Given task: Word for word, give the material below again, minus any images.

━━━━━━━━

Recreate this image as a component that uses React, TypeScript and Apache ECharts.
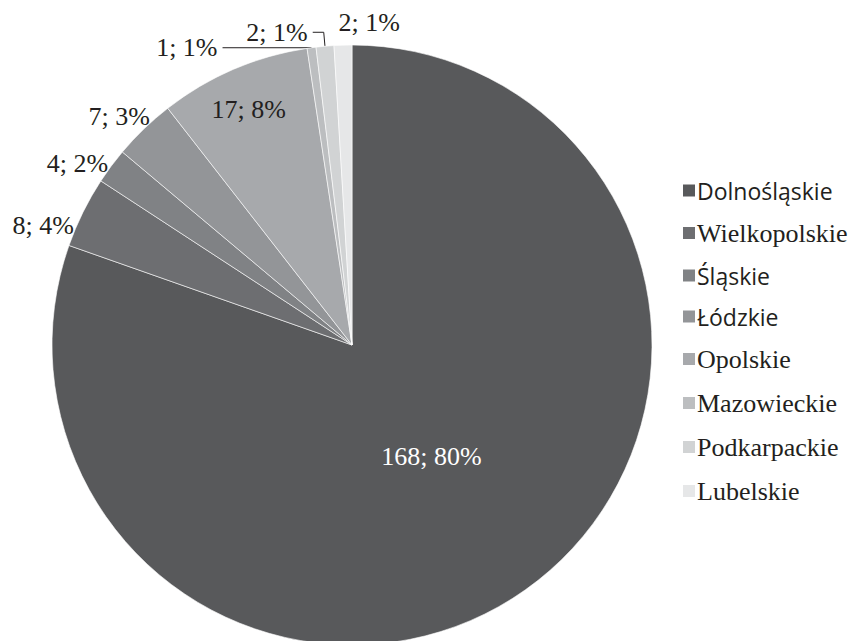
import React, { useEffect, useRef } from "react";
import * as echarts from "echarts";

const regions = ["Dolnośląskie", "Wielkopolskie", "Śląskie", "Łódzkie", "Opolskie", "Mazowieckie", "Podkarpackie", "Lubelskie"];
const counts = [168, 8, 4, 7, 17, 1, 2, 2];
const percentLabels = [80, 4, 2, 3, 8, 1, 1, 1];
const sliceColors = ["#58595b", "#6d6e71", "#808285", "#939598", "#a7a9ac", "#bcbec0", "#d1d3d4", "#e6e7e8"];
const sansNames = ["Dolnośląskie", "Śląskie", "Łódzkie"];

// label nudges (dx, dy) for labels without leader lines
const labelNudges: [number, number][] = [[-9, -13], [-4, 13], [2, -3], [11, -12], [-43, -95], [0, 0], [0, 0], [62, -23]];

const SERIF = "'Liberation Serif', 'Times New Roman', serif";
const SANS = "'Open Sans', 'Noto Sans', sans-serif";
const TEXT = "#231f20";

export default function App() {
  const ref = useRef<HTMLDivElement>(null);
  useEffect(() => {
    if (!ref.current) return;
    const chart = echarts.init(ref.current, undefined, { renderer: "svg" });
    const data = regions.map((name, i) => {
      const item: any = { name, value: counts[i], itemStyle: { color: sliceColors[i] } };
      if (i === 0) {
        item.label = { position: "inside", color: "#ffffff" };
      } else if (i === 4) {
        item.label = { position: "inside", color: TEXT };
      } else if (i === 5) {
        item.label = { position: "outside", padding: [0, 0, 12, 0] };
        item.labelLine = { show: true, length: 0, length2: 89 };
      } else if (i === 6) {
        item.label = { position: "outside", padding: [0, 0, 10, 0] };
        item.labelLine = { show: true, length: 14, length2: 11 };
      } else {
        item.label = { position: "outside" };
        item.labelLine = { show: false, length: 0, length2: 0 };
      }
      return item;
    });
    chart.setOption({
      animation: false,
      legend: {
        orient: "vertical",
        left: 676,
        top: 174,
        icon: "rect",
        itemWidth: 14,
        itemHeight: 14,
        itemGap: 18,
        selectedMode: false,
        data: regions,
        formatter: (name: string) => (sansNames.includes(name) ? `{s|${name}}` : `{r|${name}}`),
        textStyle: {
          color: TEXT,
          padding: [0, 0, 0, -4],
          rich: {
            s: { fontFamily: SANS, fontSize: 23, color: TEXT, lineHeight: 26 },
            r: { fontFamily: SERIF, fontSize: 26, color: TEXT, lineHeight: 26 },
          },
        },
      },
      series: [
        {
          type: "pie",
          center: [352, 345],
          radius: 300,
          startAngle: 90,
          clockwise: true,
          avoidLabelOverlap: false,
          data,
          itemStyle: { borderColor: "#ffffff", borderWidth: 0.6 },
          label: {
            fontFamily: SERIF,
            fontSize: 26,
            color: TEXT,
            formatter: (p: any) => `${counts[p.dataIndex]}; ${percentLabels[p.dataIndex]}%`,
          },
          labelLine: { lineStyle: { color: TEXT, width: 1 } },
          labelLayout: (p: any) => {
            const n = labelNudges[p.dataIndex];
            if (p.dataIndex === 5 || p.dataIndex === 6) return {};
            return { dx: n[0], dy: n[1] };
          },
          emphasis: { disabled: true },
        },
      ],
    });
    return () => chart.dispose();
  }, []);
  return <div ref={ref} style={{ position: "fixed", left: 0, top: 0, width: 853, height: 641, background: "#ffffff" }} />;
}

━━━━━━━━

Task output:
Recreate this image as a component that uses React, TypeScript and Apache ECharts.
import React, { useEffect, useRef } from "react";
import * as echarts from "echarts";

const regions = ["Dolnośląskie", "Wielkopolskie", "Śląskie", "Łódzkie", "Opolskie", "Mazowieckie", "Podkarpackie", "Lubelskie"];
const counts = [168, 8, 4, 7, 17, 1, 2, 2];
const percentLabels = [80, 4, 2, 3, 8, 1, 1, 1];
const sliceColors = ["#58595b", "#6d6e71", "#808285", "#939598", "#a7a9ac", "#bcbec0", "#d1d3d4", "#e6e7e8"];
const sansNames = ["Dolnośląskie", "Śląskie", "Łódzkie"];

// label nudges (dx, dy) for labels without leader lines
const labelNudges: [number, number][] = [[-9, -13], [-4, 13], [2, -3], [11, -12], [-43, -95], [0, 0], [0, 0], [62, -23]];

const SERIF = "'Liberation Serif', 'Times New Roman', serif";
const SANS = "'Open Sans', 'Noto Sans', sans-serif";
const TEXT = "#231f20";

export default function App() {
  const ref = useRef<HTMLDivElement>(null);
  useEffect(() => {
    if (!ref.current) return;
    const chart = echarts.init(ref.current, undefined, { renderer: "svg" });
    const data = regions.map((name, i) => {
      const item: any = { name, value: counts[i], itemStyle: { color: sliceColors[i] } };
      if (i === 0) {
        item.label = { position: "inside", color: "#ffffff" };
      } else if (i === 4) {
        item.label = { position: "inside", color: TEXT };
      } else if (i === 5) {
        item.label = { position: "outside", padding: [0, 0, 12, 0] };
        item.labelLine = { show: true, length: 0, length2: 89 };
      } else if (i === 6) {
        item.label = { position: "outside", padding: [0, 0, 10, 0] };
        item.labelLine = { show: true, length: 14, length2: 11 };
      } else {
        item.label = { position: "outside" };
        item.labelLine = { show: false, length: 0, length2: 0 };
      }
      return item;
    });
    chart.setOption({
      animation: false,
      legend: {
        orient: "vertical",
        left: 676,
        top: 174,
        icon: "rect",
        itemWidth: 14,
        itemHeight: 14,
        itemGap: 18,
        selectedMode: false,
        data: regions,
        formatter: (name: string) => (sansNames.includes(name) ? `{s|${name}}` : `{r|${name}}`),
        textStyle: {
          color: TEXT,
          padding: [0, 0, 0, -4],
          rich: {
            s: { fontFamily: SANS, fontSize: 23, color: TEXT, lineHeight: 26 },
            r: { fontFamily: SERIF, fontSize: 26, color: TEXT, lineHeight: 26 },
          },
        },
      },
      series: [
        {
          type: "pie",
          center: [352, 345],
          radius: 300,
          startAngle: 90,
          clockwise: true,
          avoidLabelOverlap: false,
          data,
          itemStyle: { borderColor: "#ffffff", borderWidth: 0.6 },
          label: {
            fontFamily: SERIF,
            fontSize: 26,
            color: TEXT,
            formatter: (p: any) => `${counts[p.dataIndex]}; ${percentLabels[p.dataIndex]}%`,
          },
          labelLine: { lineStyle: { color: TEXT, width: 1 } },
          labelLayout: (p: any) => {
            const n = labelNudges[p.dataIndex];
            if (p.dataIndex === 5 || p.dataIndex === 6) return {};
            return { dx: n[0], dy: n[1] };
          },
          emphasis: { disabled: true },
        },
      ],
    });
    return () => chart.dispose();
  }, []);
  return <div ref={ref} style={{ position: "fixed", left: 0, top: 0, width: 853, height: 641, background: "#ffffff" }} />;
}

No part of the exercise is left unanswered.